[START]
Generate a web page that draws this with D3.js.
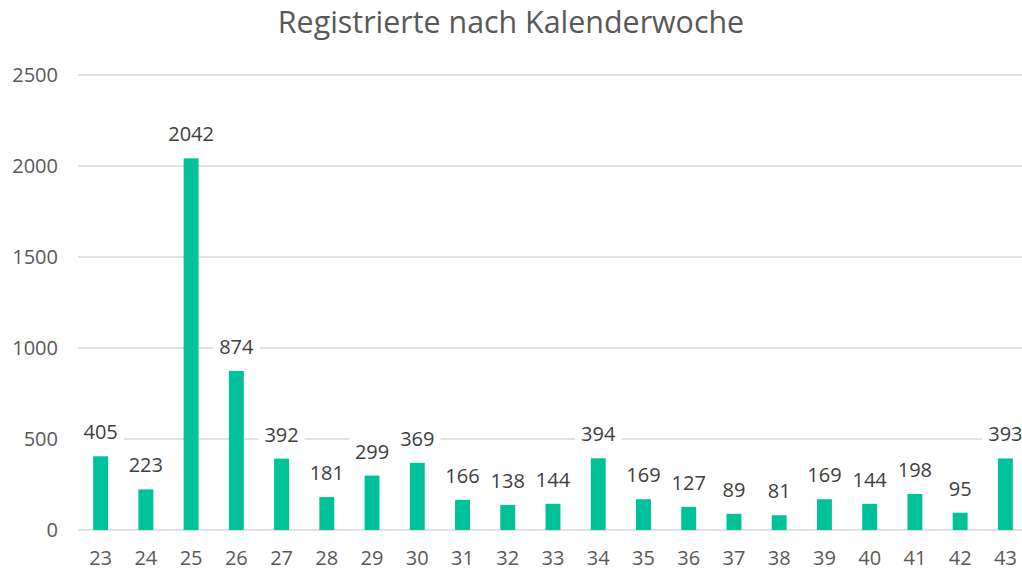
<!DOCTYPE html>
<html>
<head>
<meta charset="utf-8">
<script src="https://cdn.jsdelivr.net/npm/d3@7"></script>
<style>
  body { margin: 0; background: #fff; }
  svg { display: block; font-family: "Open Sans", sans-serif; }
</style>
</head>
<body>
<svg width="1022" height="571"></svg>
<script>
// Kalenderwochen und Registrierte
var weeks = ["23","24","25","26","27","28","29","30","31","32","33","34","35","36","37","38","39","40","41","42","43"];
var counts = [405,223,2042,874,392,181,299,369,166,138,144,394,169,127,89,81,169,144,198,95,393];
var yTicks = [0,500,1000,1500,2000,2500];
var title = "Registrierte nach Kalenderwoche";

var svg = d3.select("svg"),
    plotLeft = 78, plotRight = 1028, plotTop = 75, plotBottom = 530;

var x = d3.scaleBand()
    .domain(weeks)
    .range([plotLeft, plotRight])
    .paddingInner(0.67)
    .paddingOuter(0.335);

var y = d3.scaleLinear()
    .domain([0, 2500])
    .range([plotBottom, plotTop]);

// titel
svg.append("text")
    .attr("x", 511)
    .attr("y", 33)
    .attr("text-anchor", "middle")
    .attr("fill", "#595959")
    .style("font-size", "30.4px")
    .text(title);

// gitterlinien
svg.append("g").selectAll("line")
    .data(yTicks)
    .enter().append("line")
    .attr("x1", plotLeft)
    .attr("x2", 1022)
    .attr("y1", function(d) { return y(d); })
    .attr("y2", function(d) { return y(d); })
    .attr("stroke", "#d9d9d9")
    .attr("stroke-width", 1.5);

// y achse
var yAxis = svg.append("g")
    .attr("transform", "translate(" + (plotLeft - 20) + ",0)")
    .call(d3.axisLeft(y).tickValues(yTicks).tickFormat(d3.format("d")).tickSize(0).tickPadding(0));
yAxis.select(".domain").remove();
yAxis.selectAll("text")
    .attr("fill", "#595959")
    .style("font-size", "20px")
    .style("font-family", "Open Sans");

// x achse
var xAxis = svg.append("g")
    .attr("transform", "translate(0," + (plotBottom + 21) + ")")
    .call(d3.axisBottom(x).tickSize(0).tickPadding(0));
xAxis.select(".domain").remove();
xAxis.selectAll("text")
    .attr("fill", "#595959")
    .style("font-size", "20px")
    .style("font-family", "Open Sans");

// balken
svg.append("g").selectAll("rect")
    .data(counts)
    .enter().append("rect")
    .attr("x", function(d, i) { return x(weeks[i]); })
    .attr("y", function(d) { return y(d); })
    .attr("width", x.bandwidth())
    .attr("height", function(d) { return plotBottom - y(d); })
    .attr("fill", "#00c29a");

// beschriftungen mit weissem hintergrund
var lab = svg.append("g").selectAll("g")
    .data(counts)
    .enter().append("g");

lab.append("text")
    .attr("x", function(d, i) { return x(weeks[i]) + x.bandwidth() / 2; })
    .attr("y", function(d) { return y(d) - 17; })
    .attr("text-anchor", "middle")
    .attr("fill", "#404040")
    .style("font-size", "20px")
    .text(function(d) { return d; });

lab.each(function() {
    var t = d3.select(this).select("text"),
        b = t.node().getBBox();
    d3.select(this).insert("rect", "text")
        .attr("x", b.x - 6)
        .attr("y", b.y - 2)
        .attr("width", b.width + 12)
        .attr("height", b.height + 4)
        .attr("fill", "#fff");
});
</script>
</body>
</html>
[END]
From start to finish, output the listing exactly, but omit its pictures.

Solution below
Generate a web page that draws this with D3.js.
<!DOCTYPE html>
<html>
<head>
<meta charset="utf-8">
<script src="https://cdn.jsdelivr.net/npm/d3@7"></script>
<style>
  body { margin: 0; background: #fff; }
  svg { display: block; font-family: "Open Sans", sans-serif; }
</style>
</head>
<body>
<svg width="1022" height="571"></svg>
<script>
// Kalenderwochen und Registrierte
var weeks = ["23","24","25","26","27","28","29","30","31","32","33","34","35","36","37","38","39","40","41","42","43"];
var counts = [405,223,2042,874,392,181,299,369,166,138,144,394,169,127,89,81,169,144,198,95,393];
var yTicks = [0,500,1000,1500,2000,2500];
var title = "Registrierte nach Kalenderwoche";

var svg = d3.select("svg"),
    plotLeft = 78, plotRight = 1028, plotTop = 75, plotBottom = 530;

var x = d3.scaleBand()
    .domain(weeks)
    .range([plotLeft, plotRight])
    .paddingInner(0.67)
    .paddingOuter(0.335);

var y = d3.scaleLinear()
    .domain([0, 2500])
    .range([plotBottom, plotTop]);

// titel
svg.append("text")
    .attr("x", 511)
    .attr("y", 33)
    .attr("text-anchor", "middle")
    .attr("fill", "#595959")
    .style("font-size", "30.4px")
    .text(title);

// gitterlinien
svg.append("g").selectAll("line")
    .data(yTicks)
    .enter().append("line")
    .attr("x1", plotLeft)
    .attr("x2", 1022)
    .attr("y1", function(d) { return y(d); })
    .attr("y2", function(d) { return y(d); })
    .attr("stroke", "#d9d9d9")
    .attr("stroke-width", 1.5);

// y achse
var yAxis = svg.append("g")
    .attr("transform", "translate(" + (plotLeft - 20) + ",0)")
    .call(d3.axisLeft(y).tickValues(yTicks).tickFormat(d3.format("d")).tickSize(0).tickPadding(0));
yAxis.select(".domain").remove();
yAxis.selectAll("text")
    .attr("fill", "#595959")
    .style("font-size", "20px")
    .style("font-family", "Open Sans");

// x achse
var xAxis = svg.append("g")
    .attr("transform", "translate(0," + (plotBottom + 21) + ")")
    .call(d3.axisBottom(x).tickSize(0).tickPadding(0));
xAxis.select(".domain").remove();
xAxis.selectAll("text")
    .attr("fill", "#595959")
    .style("font-size", "20px")
    .style("font-family", "Open Sans");

// balken
svg.append("g").selectAll("rect")
    .data(counts)
    .enter().append("rect")
    .attr("x", function(d, i) { return x(weeks[i]); })
    .attr("y", function(d) { return y(d); })
    .attr("width", x.bandwidth())
    .attr("height", function(d) { return plotBottom - y(d); })
    .attr("fill", "#00c29a");

// beschriftungen mit weissem hintergrund
var lab = svg.append("g").selectAll("g")
    .data(counts)
    .enter().append("g");

lab.append("text")
    .attr("x", function(d, i) { return x(weeks[i]) + x.bandwidth() / 2; })
    .attr("y", function(d) { return y(d) - 17; })
    .attr("text-anchor", "middle")
    .attr("fill", "#404040")
    .style("font-size", "20px")
    .text(function(d) { return d; });

lab.each(function() {
    var t = d3.select(this).select("text"),
        b = t.node().getBBox();
    d3.select(this).insert("rect", "text")
        .attr("x", b.x - 6)
        .attr("y", b.y - 2)
        .attr("width", b.width + 12)
        .attr("height", b.height + 4)
        .attr("fill", "#fff");
});
</script>
</body>
</html>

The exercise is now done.